Prompt:
Exactly repeat the material, dropping only the pictures.

Stored data:
━━━━━━━━
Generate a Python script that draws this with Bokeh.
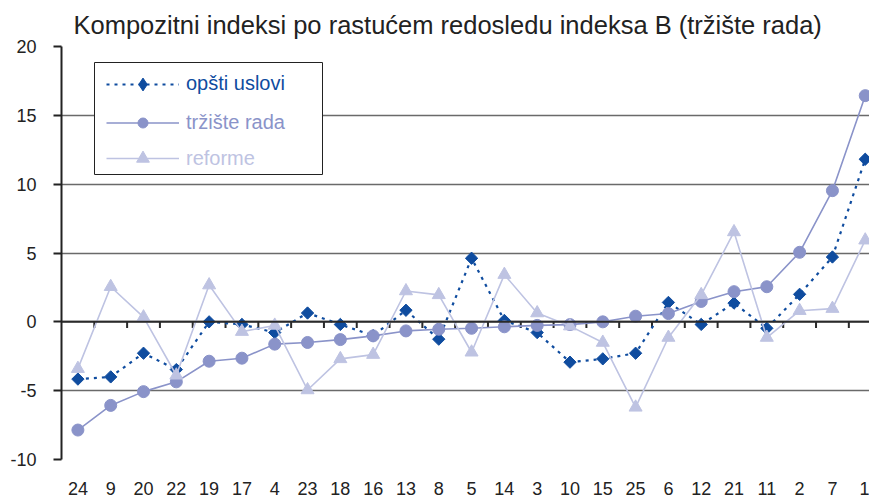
import math
from bokeh.plotting import figure
from bokeh.models import Range1d, FixedTicker, Span, Legend, LegendItem, BoxAnnotation
from bokeh.embed import file_html
from bokeh.resources import INLINE

categories = ["24", "9", "20", "22", "19", "17", "4", "23", "18", "16", "13", "8", "5",
              "14", "3", "10", "15", "25", "6", "12", "21", "11", "2", "7", "1"]
opsti_uslovi = [-4.16, -4.0, -2.28, -3.47, 0.0, -0.19, -0.78, 0.64, -0.19, -1.0, 0.84, -1.26, 4.62,
                0.1, -0.78, -2.93, -2.69, -2.28, 1.41, -0.19, 1.36, -0.47, 2.0, 4.71, 11.81]
trziste_rada = [-7.86, -6.07, -5.07, -4.36, -2.86, -2.64, -1.62, -1.5, -1.29, -1.02, -0.66, -0.54, -0.47,
                -0.36, -0.26, -0.2, 0.0, 0.41, 0.6, 1.48, 2.19, 2.55, 5.05, 9.53, 16.43]
reforme = [-3.4, 2.55, 0.34, -3.88, 2.67, -0.71, -0.26, -4.95, -2.69, -2.38, 2.24, 1.96, -2.21,
           3.43, 0.64, -0.31, -1.5, -6.21, -1.14, 1.96, 6.53, -1.14, 0.81, 0.96, 5.93]
y_ticks = [-10, -5, 0, 5, 10, 15, 20]
y_tick_labels = ["-10", "-5", "0", "5", "10", "15", "20"]
series_names = ["opšti uslovi", "tržište rada", "reforme"]
title_text = "Kompozitni indeksi po rastućem redosledu indeksa B (tržište rada)"

C1 = "#0F4C9F"
C2 = "#8A93C9"
C3 = "#BEC3E2"
FONT = "Liberation Sans"

xs = list(range(len(categories)))

p = figure(width=869, height=500, output_backend="svg", toolbar_location=None,
           x_range=Range1d(-0.5, 24.13), y_range=Range1d(-10, 20),
           min_border_left=61, min_border_right=0, min_border_top=43, min_border_bottom=41,
           title=title_text)
p.outline_line_color = None
p.background_fill_color = "white"
p.extra_x_ranges = {"legend_only": Range1d(-1000, -999)}

p.title.text_font = FONT
p.title.text_font_size = "25.5px"
p.title.text_font_style = "normal"
p.title.text_color = "#222222"
p.title.align = "left"
p.title.offset = 12
p.title.standoff = 16

xa = p.xaxis[0]
xa.ticker = FixedTicker(ticks=xs)
xa.major_label_overrides = {i: c for i, c in enumerate(categories)}
xa.axis_line_color = None
xa.major_tick_line_color = None
xa.minor_tick_line_color = None
xa.major_label_standoff = 16
xa.major_label_text_font = FONT
xa.major_label_text_font_size = "18px"
xa.major_label_text_color = "#222222"

ya = p.yaxis[0]
ya.ticker = FixedTicker(ticks=y_ticks)
ya.major_label_overrides = {t: s for t, s in zip(y_ticks, y_tick_labels)}
ya.axis_line_color = "#222222"
ya.axis_line_width = 2
ya.major_tick_out = 8
ya.major_tick_in = 0
ya.major_tick_line_color = "#222222"
ya.major_tick_line_width = 2
ya.minor_tick_line_color = None
ya.major_label_standoff = 17
ya.major_label_text_font = FONT
ya.major_label_text_font_size = "18px"
ya.major_label_text_color = "#222222"

p.xgrid.visible = False
p.ygrid.ticker = FixedTicker(ticks=y_ticks)
p.ygrid.grid_line_color = "#6a6a6a"
p.ygrid.grid_line_width = 1.3

p.add_layout(Span(location=0, dimension="width", line_color="#2a2a2a", line_width=2))

bounds = [i + 0.5 for i in range(len(categories) - 1)]
p.segment(x0=bounds, y0=[0] * len(bounds), x1=bounds, y1=[-0.45] * len(bounds),
          line_color="#2a2a2a", line_width=2)

l1 = p.line(xs, opsti_uslovi, line_color=C1, line_width=2.2, line_dash="3 5")
s1 = p.scatter(xs, opsti_uslovi, marker="square", angle=math.pi / 4, size=8.7,
               fill_color=C1, line_color=C1)
l2 = p.line(xs, trziste_rada, line_color=C2, line_width=1.6)
s2 = p.scatter(xs, trziste_rada, marker="circle", size=12, fill_color=C2, line_color=C2)
l3 = p.line(xs, reforme, line_color=C3, line_width=1.6)
s3 = p.scatter(xs, reforme, marker="triangle", size=13, fill_color=C3, line_color=C3)

# legend-only diamond symbol (drawn on a range outside the view)
s1_leg = p.scatter(xs, opsti_uslovi, marker="diamond", size=13, fill_color=C1, line_color=C1,
                   x_range_name="legend_only")

box = BoxAnnotation(left=33, right=261, bottom=285, top=397,
                    left_units="screen", right_units="screen",
                    bottom_units="screen", top_units="screen",
                    fill_color="white", fill_alpha=1.0,
                    line_color="#222222", line_width=1, line_alpha=1.0)
p.add_layout(box)

specs = [
    (series_names[0], [l1, s1_leg], C1, 32, 359.5),
    (series_names[1], [l2, s2], C2, 25, 324.5),
    (series_names[2], [l3, s3], C3, 32, 285),
]
for name, rends, col, gh, yb in specs:
    lg = Legend(items=[LegendItem(label=name, renderers=rends)], location=(45, yb),
                padding=0, margin=0, border_line_color=None, background_fill_alpha=0,
                glyph_width=73, glyph_height=gh, label_height=gh, label_standoff=7,
                label_text_font=FONT, label_text_font_size="20px", label_text_color=col)
    p.add_layout(lg)

open("out.html", "w").write(file_html(p, INLINE))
━━━━━━━━
Response to this task:
Generate a Python script that draws this with Bokeh.
import math
from bokeh.plotting import figure
from bokeh.models import Range1d, FixedTicker, Span, Legend, LegendItem, BoxAnnotation
from bokeh.embed import file_html
from bokeh.resources import INLINE

categories = ["24", "9", "20", "22", "19", "17", "4", "23", "18", "16", "13", "8", "5",
              "14", "3", "10", "15", "25", "6", "12", "21", "11", "2", "7", "1"]
opsti_uslovi = [-4.16, -4.0, -2.28, -3.47, 0.0, -0.19, -0.78, 0.64, -0.19, -1.0, 0.84, -1.26, 4.62,
                0.1, -0.78, -2.93, -2.69, -2.28, 1.41, -0.19, 1.36, -0.47, 2.0, 4.71, 11.81]
trziste_rada = [-7.86, -6.07, -5.07, -4.36, -2.86, -2.64, -1.62, -1.5, -1.29, -1.02, -0.66, -0.54, -0.47,
                -0.36, -0.26, -0.2, 0.0, 0.41, 0.6, 1.48, 2.19, 2.55, 5.05, 9.53, 16.43]
reforme = [-3.4, 2.55, 0.34, -3.88, 2.67, -0.71, -0.26, -4.95, -2.69, -2.38, 2.24, 1.96, -2.21,
           3.43, 0.64, -0.31, -1.5, -6.21, -1.14, 1.96, 6.53, -1.14, 0.81, 0.96, 5.93]
y_ticks = [-10, -5, 0, 5, 10, 15, 20]
y_tick_labels = ["-10", "-5", "0", "5", "10", "15", "20"]
series_names = ["opšti uslovi", "tržište rada", "reforme"]
title_text = "Kompozitni indeksi po rastućem redosledu indeksa B (tržište rada)"

C1 = "#0F4C9F"
C2 = "#8A93C9"
C3 = "#BEC3E2"
FONT = "Liberation Sans"

xs = list(range(len(categories)))

p = figure(width=869, height=500, output_backend="svg", toolbar_location=None,
           x_range=Range1d(-0.5, 24.13), y_range=Range1d(-10, 20),
           min_border_left=61, min_border_right=0, min_border_top=43, min_border_bottom=41,
           title=title_text)
p.outline_line_color = None
p.background_fill_color = "white"
p.extra_x_ranges = {"legend_only": Range1d(-1000, -999)}

p.title.text_font = FONT
p.title.text_font_size = "25.5px"
p.title.text_font_style = "normal"
p.title.text_color = "#222222"
p.title.align = "left"
p.title.offset = 12
p.title.standoff = 16

xa = p.xaxis[0]
xa.ticker = FixedTicker(ticks=xs)
xa.major_label_overrides = {i: c for i, c in enumerate(categories)}
xa.axis_line_color = None
xa.major_tick_line_color = None
xa.minor_tick_line_color = None
xa.major_label_standoff = 16
xa.major_label_text_font = FONT
xa.major_label_text_font_size = "18px"
xa.major_label_text_color = "#222222"

ya = p.yaxis[0]
ya.ticker = FixedTicker(ticks=y_ticks)
ya.major_label_overrides = {t: s for t, s in zip(y_ticks, y_tick_labels)}
ya.axis_line_color = "#222222"
ya.axis_line_width = 2
ya.major_tick_out = 8
ya.major_tick_in = 0
ya.major_tick_line_color = "#222222"
ya.major_tick_line_width = 2
ya.minor_tick_line_color = None
ya.major_label_standoff = 17
ya.major_label_text_font = FONT
ya.major_label_text_font_size = "18px"
ya.major_label_text_color = "#222222"

p.xgrid.visible = False
p.ygrid.ticker = FixedTicker(ticks=y_ticks)
p.ygrid.grid_line_color = "#6a6a6a"
p.ygrid.grid_line_width = 1.3

p.add_layout(Span(location=0, dimension="width", line_color="#2a2a2a", line_width=2))

bounds = [i + 0.5 for i in range(len(categories) - 1)]
p.segment(x0=bounds, y0=[0] * len(bounds), x1=bounds, y1=[-0.45] * len(bounds),
          line_color="#2a2a2a", line_width=2)

l1 = p.line(xs, opsti_uslovi, line_color=C1, line_width=2.2, line_dash="3 5")
s1 = p.scatter(xs, opsti_uslovi, marker="square", angle=math.pi / 4, size=8.7,
               fill_color=C1, line_color=C1)
l2 = p.line(xs, trziste_rada, line_color=C2, line_width=1.6)
s2 = p.scatter(xs, trziste_rada, marker="circle", size=12, fill_color=C2, line_color=C2)
l3 = p.line(xs, reforme, line_color=C3, line_width=1.6)
s3 = p.scatter(xs, reforme, marker="triangle", size=13, fill_color=C3, line_color=C3)

# legend-only diamond symbol (drawn on a range outside the view)
s1_leg = p.scatter(xs, opsti_uslovi, marker="diamond", size=13, fill_color=C1, line_color=C1,
                   x_range_name="legend_only")

box = BoxAnnotation(left=33, right=261, bottom=285, top=397,
                    left_units="screen", right_units="screen",
                    bottom_units="screen", top_units="screen",
                    fill_color="white", fill_alpha=1.0,
                    line_color="#222222", line_width=1, line_alpha=1.0)
p.add_layout(box)

specs = [
    (series_names[0], [l1, s1_leg], C1, 32, 359.5),
    (series_names[1], [l2, s2], C2, 25, 324.5),
    (series_names[2], [l3, s3], C3, 32, 285),
]
for name, rends, col, gh, yb in specs:
    lg = Legend(items=[LegendItem(label=name, renderers=rends)], location=(45, yb),
                padding=0, margin=0, border_line_color=None, background_fill_alpha=0,
                glyph_width=73, glyph_height=gh, label_height=gh, label_standoff=7,
                label_text_font=FONT, label_text_font_size="20px", label_text_color=col)
    p.add_layout(lg)

open("out.html", "w").write(file_html(p, INLINE))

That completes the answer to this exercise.